Fortescue shares managed to deliver an annual return of a whopping 115% after rising from $10.75 in January to over $23 by the end of December. Further, based on the current Fortescue share price, the company has a trailing dividend yield of 7.95% from 2020's efforts.
And yet, Fortescue has had a pretty rough start to the year. Over the month of January 2021, Fortescue shares fell around 12%. Yes, the mining giant started the year at a price of $24.80, but closed last Friday 29 January at just $21.83.
So why has the Fortescue share price gotten off to a shaky start this year? Even after the company gave a pretty well-received quarterly update last week?
Fortescue pays the iron price
Two things haven't gone Fortescue's way in 2021 – the iron ore price and the Aussie dollar. Those two key metrics do more to define Fortescue's profitability than almost anything else (apart from how much iron the company sells of course).
Iron ore had a spectacular start to the year, to be sure. According to reporting in the Australian Financial Review, iron ore reached a price of US$172.36 per tonne in mid-January, its highest level in almost a decade. But over the rest of the month, iron ore has slid from these heights and finished up the month around US$155 per tonne.
That's still a historically high price to be sure. But investors sometimes tend to get a bit carried away with what the future holds when a commodity hits a new high. So perhaps we can say that the Fortescue share price was just coming off the boil in January after a frenetic year.
The Aussie dollar hasn't helped either. As with most commodities, iron ore is priced in US dollars in international markets, meaning that profits have to be converted back to Aussie dollars when Fortescue reports them. As such, a rising Aussie dollar is not good news for Fortescue's profits.

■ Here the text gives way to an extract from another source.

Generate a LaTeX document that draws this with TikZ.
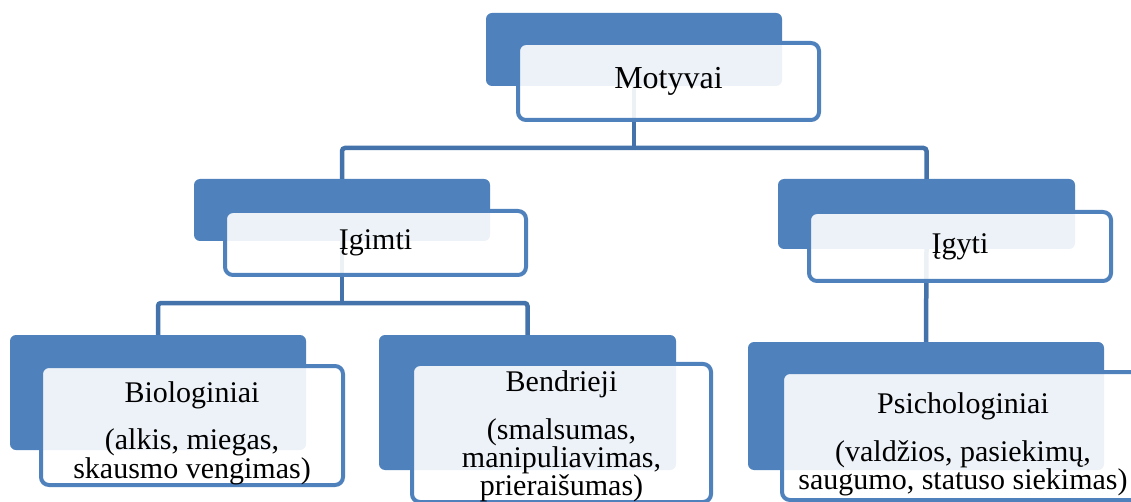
\documentclass[tikz,border=0pt]{standalone}
\usepackage{fontspec}
\setmainfont{Liberation Serif}
\definecolor{accent}{RGB}{79,129,189}
\definecolor{linkblue}{RGB}{68,114,170}
\begin{document}
\begin{tikzpicture}[x=1pt,y=-1pt,
  backbox/.style={draw=none, fill=accent, rounded corners=6pt, inner sep=0pt},
  frontbox/.style={draw=accent, line width=4pt, fill=white, fill opacity=0.9,
    text opacity=1, rounded corners=8pt, inner sep=0pt, align=center},
  bodytext/.style={font=\fontsize{30}{25}\selectfont},
  link/.style={draw=linkblue, line width=4.5pt, rounded corners=3pt}]
\useasboundingbox (0,0) rectangle (1131,502);
\clip (0,0) rectangle (1131,502);

% junction points of the tree connectors
\coordinate (j1) at (634,148);
\coordinate (j2) at (342,303);

% back (solid) boxes
\node[backbox, minimum width=296pt, minimum height=73pt] (motB) at (634,49.5) {};
\node[backbox, minimum width=296pt, minimum height=62pt] (igiB) at (342,210) {};
\node[backbox, minimum width=297pt, minimum height=70pt] (igyB) at (926.5,214) {};
\node[backbox, minimum width=296pt, minimum height=115pt] (bioB) at (158,392.5) {};
\node[backbox, minimum width=297pt, minimum height=135pt] (benB) at (527.5,402.5) {};
\node[backbox, minimum width=356pt, minimum height=128pt] (psiB) at (926,406) {};

% connectors
\draw[link] (motB.south) -- (j1);
\draw[link] (igiB.north) |- (j1) -| (igyB.north);
\draw[link] (igiB.south) -- (j2);
\draw[link] (bioB.north) |- (j2) -| (benB.north);
\draw[link] (igyB.south) -- (psiB.north);

% front (framed) boxes with the labels
\node[frontbox, font=\fontsize{32}{32}\selectfont, minimum width=301pt, minimum height=77pt]
  (mot) at (668.5,81.5) {Motyvai};
\node[frontbox, bodytext, minimum width=301pt, minimum height=64pt]
  (igi) at (375.5,243) {Įgimti};
\node[frontbox, bodytext, minimum width=302pt, minimum height=69pt]
  (igy) at (960,246.5) {Įgyti};
\node[frontbox, bodytext, minimum width=302pt, minimum height=119pt]
  (bio) at (192,425.5) {\rule{0pt}{36pt}Biologiniai\\[19pt](alkis, miegas,\\skausmo vengimas)};
\node[frontbox, bodytext, minimum width=299pt, minimum height=131pt]
  (ben) at (561.5,433) {\rule{0pt}{28pt}Bendrieji\\[19pt](smalsumas,\\manipuliavimas,\\prieraišumas)};
\node[frontbox, bodytext, minimum width=362pt, minimum height=128pt]
  (psi) at (963,436) {\rule{0pt}{38pt}Psichologiniai\\[19pt](valdžios, pasiekimų,\\saugumo, statuso siekimas)};
\end{tikzpicture}
\end{document}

The Aussie has been trending upward for a few months now. And meanwhile, the iron ore price had been doing the same thing. But even after the iron ore price came back to earth, the Aussie was still buying around 76 to 78 US cents, its highest level since 2018.
Both of these factors have likely blunted the company's returns (at least in the short term), and thus might have been a factor in investors getting cold feet over the Fortescue share price.